Certains préfèrent ne pas choisir entre ces deux « rôles » : les « switchs ». Ils sont parfois incompris, ou mal vus ; c’est un peu « déplaisant», j’imagine, de ne pas réussir à situer clairement une personne - on aime bien les étiquettes, même si on les déteste aussi 😉
Les switchs ne s’enferment pas dans un rôle, ils alternent au gré de leurs envies, et le plus souvent selon les partenaires de jeux (mais pas toujours, certains couples BDSM switchent). Les switchs ont envie de goûter à tout, de tout essayer… Telle personne leur donnera envie de se soumettre, une autre réveillera plutôt leurs appétits de domination.
De mon côté, je suis curieuse des sensations offertes par le fouet, les martinets, les cordes, et je m'y risque à l'occasion… Pourquoi se priver de telles sources de "plaisirs", de ces ressentis inédits, alors tant pis si mon « image » de domina en prend un coup ;-) et pour les taquineries de certains sur les réseaux sociaux !
L’essentiel, c’est de suivre ses envies ! Je reste domina malgré tout, car je parle de mes envies précisemment, de mes limites (nombreuses !), je choisis les personnes avec qui j’ai envie de réaliser ces séances, car je les sens attentionnées, quelque chose en elles me donne envie de me retrouver entre leurs mains. Elles dégagent un je ne sais quoi qui parle à ma facette soumise, et je bascule… J’ai pu ainsi tester les cordes, l'enfermement, les martinets et le fouet, maniés avec une grande douceur par des dominas ou des dominants indulgents et voulant me faire connaître ces sensations… J'en profite pour les remercier, ils ont souvent fait des efforts pour moi, en se forçant à retenir leurs gestes, m'offrant des caresses du bout de leur fouet ou m'effleurant à peine de leurs lanières de martinet !
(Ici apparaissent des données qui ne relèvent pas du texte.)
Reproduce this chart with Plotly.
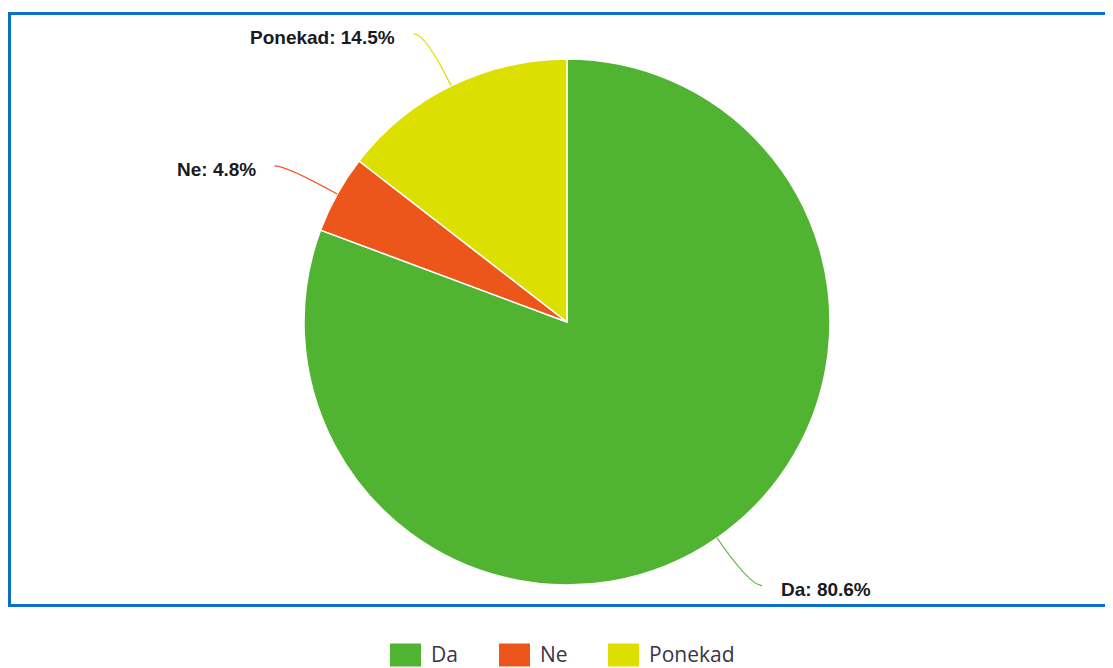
import math
import plotly.graph_objects as go

# ---- data ----
labels = ["Da", "Ne", "Ponekad"]
values = [80.6, 4.8, 14.5]
pct_text = ["80.6%", "4.8%", "14.5%"]
colors = ["#50B432", "#ED561B", "#DDDF00"]

# ---- layout constants (screen pixels) ----
OFF = 8  # page body margin
W, H = 1113 - OFF, 668 - OFF
CX, CY, R = 567, 322, 263
LEAD = 58
legend_x = [390, 499, 608]
legend_y = 655


def px(x):
    return (x - OFF) / W


def py(y):
    return 1 - (y - OFF) / H


fig = go.Figure(
    go.Pie(
        labels=labels,
        values=values,
        sort=False,
        direction="clockwise",
        rotation=0,
        marker=dict(colors=colors, line=dict(color="white", width=1.5)),
        textinfo="none",
        showlegend=False,
        domain=dict(x=[px(CX - R), px(CX + R)], y=[py(CY + R), py(CY - R)]),
    )
)

shapes = []
annotations = []

# chart border
shapes.append(dict(type="rect", xref="paper", yref="paper",
                   x0=px(9.5), x1=px(1135), y0=py(605.5), y1=py(13.5),
                   line=dict(color="#0A6FC6", width=3), layer="above"))

total = sum(values)
cum = 0.0
for lab, v, t, c in zip(labels, values, pct_text, colors):
    mid = (cum + v / 2) / total
    cum += v
    th = 2 * math.pi * mid
    dx, dy = math.sin(th), -math.cos(th)
    side = 1 if dx >= 0 else -1
    x0, y0 = CX + R * dx, CY + R * dy
    xc, yc = CX + (R + LEAD) * dx, CY + (R + LEAD) * dy
    x1, y1 = xc + side * 12, yc
    path = f"M {px(x0)},{py(y0)} Q {px(xc)},{py(yc)} {px(x1)},{py(y1)}"
    shapes.append(dict(type="path", xref="paper", yref="paper", path=path,
                       line=dict(color=c, width=1.2)))
    annotations.append(dict(
        x=px(x1 + side * 17), y=py(y1 + 3.5), xref="paper", yref="paper",
        xanchor="left" if side > 0 else "right", yanchor="middle",
        text=f"<b>{lab}: {t}</b>", showarrow=False,
        font=dict(family="Liberation Sans, Arial", size=19, color="#1a1a22")))

# manual legend
for lab, c, lx in zip(labels, colors, legend_x):
    shapes.append(dict(type="rect", xref="paper", yref="paper",
                       x0=px(lx), x1=px(lx + 31), y0=py(legend_y + 11.5), y1=py(legend_y - 11.5),
                       fillcolor=c, line=dict(width=0)))
    annotations.append(dict(
        x=px(lx + 40), y=py(legend_y - 1), xref="paper", yref="paper",
        xanchor="left", yanchor="middle", text=lab, showarrow=False,
        borderpad=0,
        font=dict(family="Open Sans, DejaVu Sans", size=21, color="#3a3448")))

fig.update_layout(
    width=W, height=H,
    margin=dict(l=0, r=0, t=0, b=0),
    paper_bgcolor="white", plot_bgcolor="white",
    shapes=shapes, annotations=annotations,
)

fig.write_html("out.html")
- Dans mon cas, cela reste des pratiques et des jeux ponctuels, je ne pense pas avoir jamais l’occasion de vivre une « vraie » relation D/s en tant que soumise (et puis j’en vis déjà une en tant que domina, on ne peut pas tout avoir ;-) ), même si j’ai déjà croisé en soirées des maîtres redoutables, dégageant une aura à laquelle on ne peut rester insensible, capable de subjuguer d’un seul regard. (Ne pas les regarder surtout, au risque de prendre perpet').